Thanks to the holiday surge, monthly-connected headsets on Steam have reached a new all-time high of 2.6 million. This appears to have been partly driven by the holiday success of Quest 2 and the portion of users that are using it as a PC VR headset. This tracks with Facebook’s recent touting of Quest 2 as “one of the hot holiday gifts this year.”
Share of VR Headsets on Steam
Looking past the overall number of monthly-connected headsets on Steam, we see further that Quest 2 has become a major player on the platform, having leapt into the #2 position among the most common headsets on Steam at 17.4%, behind only Rift S at 23.4% (+0.83%).
The jump is meaningful, but not quite as sudden as it might seem. This is the first month that Valve has split Quest 2 into its own category in the data; in the prior months following the launch of Quest 2, it appears that both Quest and Quest 2 were lumped into the same category.
With Quest 2 now getting a dedicated category it looks like Quest lost a lot of share in the last month, but in reality this is due to the reclassification of Quest 2 into its own category. Both headsets likely gained share since the previous month, though Quest 2 clearly saw the bulk of the growth. If lumped together as they were previously, Quest + Quest 2 would have ranked as the most used headset on Steam with a 25% share.
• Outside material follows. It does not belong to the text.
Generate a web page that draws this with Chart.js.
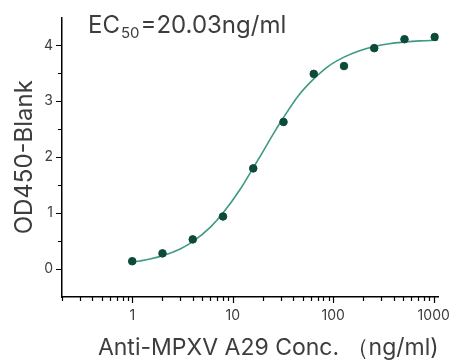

Another interesting bit from the latest data is some growth in Windows Mixed Reality, which gained +0.93% to reach 6.38% of headsets on Steam. That’s a small but notable increase for the category which has been slowly but steadily shrinking for more than a year. The growth is likely driven by the recent launch of HP Reverb G2, the first WMR headset to be released in some time.
Looking above at the graph also reveals another telling trend: the areas of the chart becoming more compressed over time show less dominance by any one headset, meaning that there’s increasingly meaningful choice in headsets among customers.